When I read Lily’s piece, which is unedited, I felt that she may be beginning to find her courage, her willingness to take her own side. I find this so moving and inspiring. It seems like a fragile, yet pivotal step in the unfolding consciousness of a young woman in a world that, ironically, seduces with its heartlessness.

Pamela Caswell

Have you all really deserted me?

I went downtown today. Alone. First I went and sat in front of the Vance monument and watched tourists do disgusting things with that brass pig. Then I just started walking around.

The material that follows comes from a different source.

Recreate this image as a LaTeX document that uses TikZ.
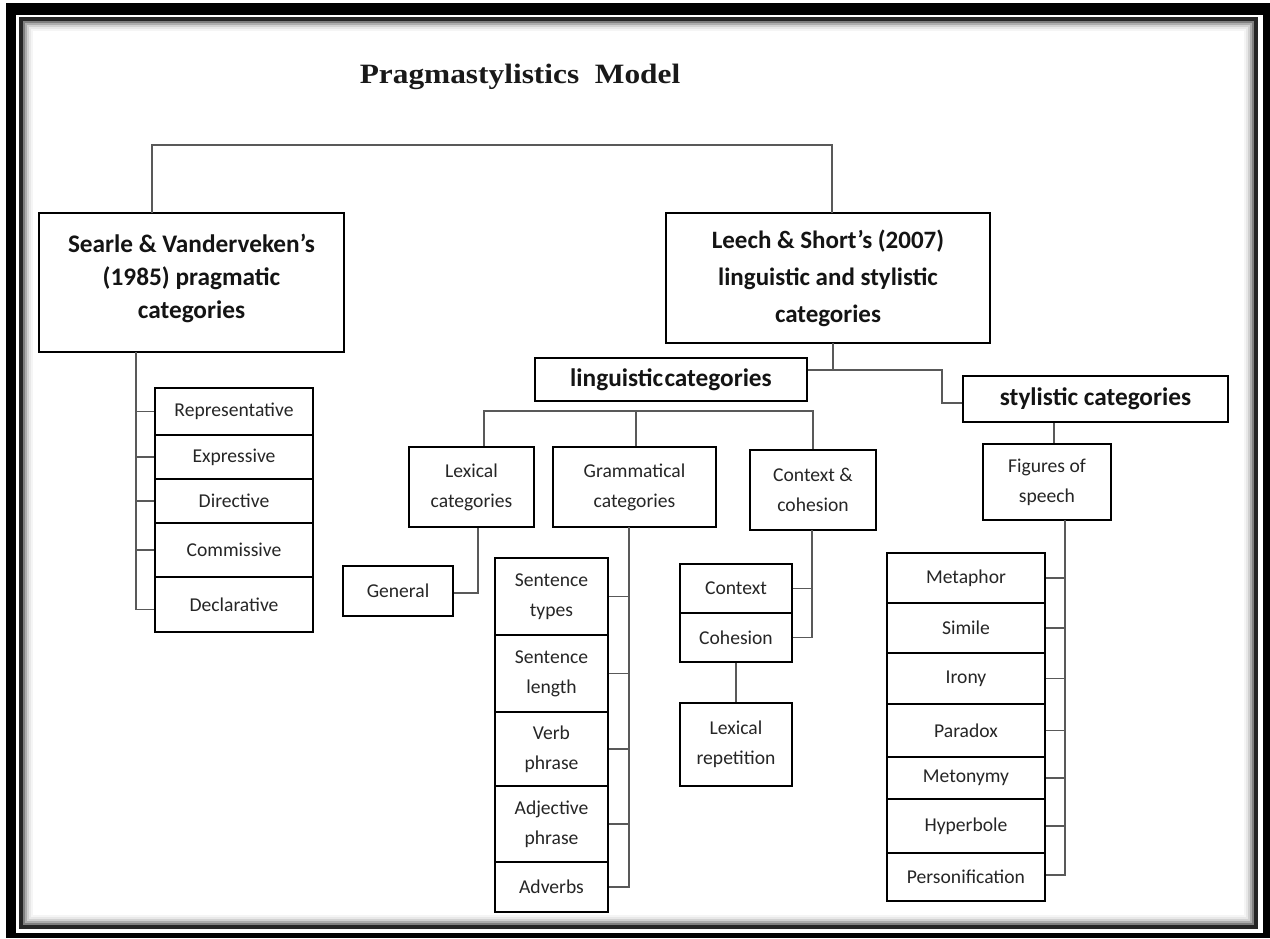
\documentclass[tikz,border=0pt]{standalone}
\usepackage{graphicx}
\usepackage{fontspec}
\setmainfont{Carlito}
\newfontfamily\titlefont{Liberation Serif}
\begin{document}
\begin{tikzpicture}[x=1pt,y=-1pt,
 bx/.style={draw=black, line width=2.4pt, rectangle, inner sep=0pt, align=center, text=black!85},
 hd/.style={bx, font=\bfseries\fontsize{25.3}{33}\selectfont, text=black!92},
 sm/.style={bx, font=\fontsize{19.6}{30}\selectfont},
 cn/.style={draw=black!65, line width=1.5pt}]
\useasboundingbox (0,0) rectangle (1270,938);
% frame
\fill[black] (6,3) rectangle (1270,938);
\fill[white] (16,14.5) rectangle (1262.5,933);
\draw[line width=4pt, black!85] (21,19) rectangle (1256,927);
\fill[white] (23,21) rectangle (1254,925);
\foreach \i/\c in {1/50,3/32,5/18,7/9,9/4}
  \draw[line width=2.2pt, black!\c] ({23+\i},{21+\i}) rectangle ({1254-\i},{925-\i});

% title
\node[font=\titlefont\bfseries\fontsize{28}{30}\selectfont, anchor=base, text=black!90, inner sep=0pt] (title) at (520,83) {\scalebox{1.12}[1]{Pragmastylistics\hspace{0.25em} Model}};

% main boxes
\node[hd, minimum width=305pt, minimum height=139pt] (searle) at (191.5,282.5) {Searle \& Vanderveken's\\(1985) pragmatic\\categories\\[-20pt]\mbox{}};
\node[hd, font=\bfseries\fontsize{25}{37}\selectfont, minimum width=324pt, minimum height=130pt] (leech) at (828,278) {Leech \& Short's (2007)\\linguistic and stylistic\\categories};
\coordinate (ts) at (152,213);
\coordinate (tl) at (832,213);
\draw[cn] (ts) -- ++(0,-68) -| (tl);

% Searle items
\node[sm, minimum width=158pt, minimum height=47pt] (rep) at (234,411.5) {Representative};
\node[sm, minimum width=158pt, minimum height=44pt] (expr) at (234,457) {Expressive};
\node[sm, minimum width=158pt, minimum height=44pt] (dir) at (234,501) {Directive};
\node[sm, minimum width=158pt, minimum height=54pt] (comm) at (234,550) {Commissive};
\node[sm, minimum width=158pt, minimum height=55pt] (decl) at (234,604.5) {Declarative};
\coordinate (sspine) at (136,352);
\draw[cn] (sspine) |- ([yshift=-5]decl.west);
\foreach \n in {rep,expr,dir,comm} \draw[cn] (\n.west) -- (\n.west -| sspine);

% linguistic / stylistic
\node[hd, minimum width=272pt, minimum height=43pt] (ling) at (671,379.5) {linguistic\hspace{0.05em}categories};
\node[hd, minimum width=265pt, minimum height=46pt] (styl) at (1095.5,399) {stylistic categories};
\coordinate (lb) at (833,343);
\coordinate (lj) at (833,370);
\coordinate (lk) at (942,370);
\draw[cn] (lb) -- (lj);
\draw[cn] ([yshift=9.5]ling.east) -- (lk) |- ([yshift=-4]styl.west);

% second level
\node[sm, minimum width=125pt, minimum height=80pt] (lex) at (471.5,487) {Lexical\\categories};
\node[sm, minimum width=163pt, minimum height=80pt] (gram) at (634.5,487) {Grammatical\\categories};
\node[sm, minimum width=126pt, minimum height=80pt] (cc) at (813,490) {Context \&\\cohesion};
\coordinate (bar) at (636,411);
\draw[cn] ([xshift=12.5]lex.north) |- (cc.north |- bar) -- (cc.north);
\draw[cn] ([xshift=1.5]gram.north) -- (bar);

% lexical
\node[sm, minimum width=110pt, minimum height=50pt] (gen) at (398,591) {General};
\draw[cn] ([xshift=6.5]lex.south) |- ([yshift=-2]gen.east);

% grammatical
\node[sm, minimum width=113pt, minimum height=77pt] (st) at (551.5,596.5) {Sentence\\types};
\node[sm, minimum width=113pt, minimum height=77pt] (sl) at (551.5,673.5) {Sentence\\length};
\node[sm, minimum width=113pt, minimum height=74pt] (vp) at (551.5,749) {Verb\\phrase};
\node[sm, minimum width=113pt, minimum height=76pt] (ap) at (551.5,824) {Adjective\\phrase};
\node[sm, minimum width=113pt, minimum height=50pt] (adv) at (551.5,887) {Adverbs};
\coordinate (gsp) at (629,527);
\draw[cn] (gsp) |- (adv.east);
\foreach \n in {st,sl,vp,ap} \draw[cn] (\n.east) -- (\n.east -| gsp);

% context & cohesion
\node[sm, minimum width=112pt, minimum height=49pt] (ctx) at (736,588.5) {Context};
\node[sm, minimum width=112pt, minimum height=49pt] (coh) at (736,637.5) {Cohesion};
\node[sm, minimum width=112pt, minimum height=83pt] (lrep) at (736,744.5) {Lexical\\repetition};
\coordinate (csp) at (812,530);
\draw[cn] (csp) |- (coh.east);
\draw[cn] (ctx.east) -- (ctx.east -| csp);
\draw[cn] (coh.south) -- (lrep.north);

% stylistic
\node[sm, minimum width=128pt, minimum height=76pt] (fig) at (1047,482) {Figures of\\speech};
\draw[cn] ([xshift=-41.5]styl.south) -- ([xshift=7]fig.north);
\node[sm, minimum width=158pt, minimum height=50pt] (met) at (966,578) {Metaphor};
\node[sm, minimum width=158pt, minimum height=50pt] (sim) at (966,628) {Simile};
\node[sm, minimum width=158pt, minimum height=51pt] (iro) at (966,678.5) {Irony};
\node[sm, minimum width=158pt, minimum height=53pt] (par) at (966,730.5) {Paradox};
\node[sm, minimum width=158pt, minimum height=42pt] (mety) at (966,778) {Metonymy};
\node[sm, minimum width=158pt, minimum height=54pt] (hyp) at (966,826) {Hyperbole};
\node[sm, minimum width=158pt, minimum height=48pt] (pers) at (966,877) {Personification};
\coordinate (fsp) at (1065,520);
\draw[cn] (fsp) |- ([yshift=2]pers.east);
\foreach \n in {met,sim,iro,par,mety,hyp} \draw[cn] (\n.east) -- (\n.east -| fsp);
\end{tikzpicture}
\end{document}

I love Asheville. It’s the most gorgeous place, with the most wonderful people. I have to leave sometime. I know. But I want to take everything with me, from the feeling of the molding on the Grove Arcade rubbing against my shirtsleeve, to the white-haired woman kissing the college boy tenderly on the mouth. From the amazingly gay man screeching at someone across the street to the woman with foot-high hair in a salon.

Really, I noticed this woman, any age from thirty to forty, the wind blowing her hair to the side, leaning against a building and reading a paperback. All I could think when I saw her was “Does this woman know how beautiful she is?”

I walked around a little more, and I think I cried a little bit, but I’m not sure. When a preppy, pink-and-green-wearing girl grinned at me, I realized something, and I got scared.

When I came up to a dark window, I took a deep breath and looked at my reflection: my hair, tangled and frizzy from the wind, my skin, red from the cold, and my eyes, clouded with worry. I tried to look deeper, but I didn’t know how. And there was one question on my mind: Does this girl know how beautiful she is?
As I started back to my house, a nearly toothless, old black man wearing a Panthers sweatshirt told me to keep warm because we were going to have a cold night. I smiled the rest of the way home.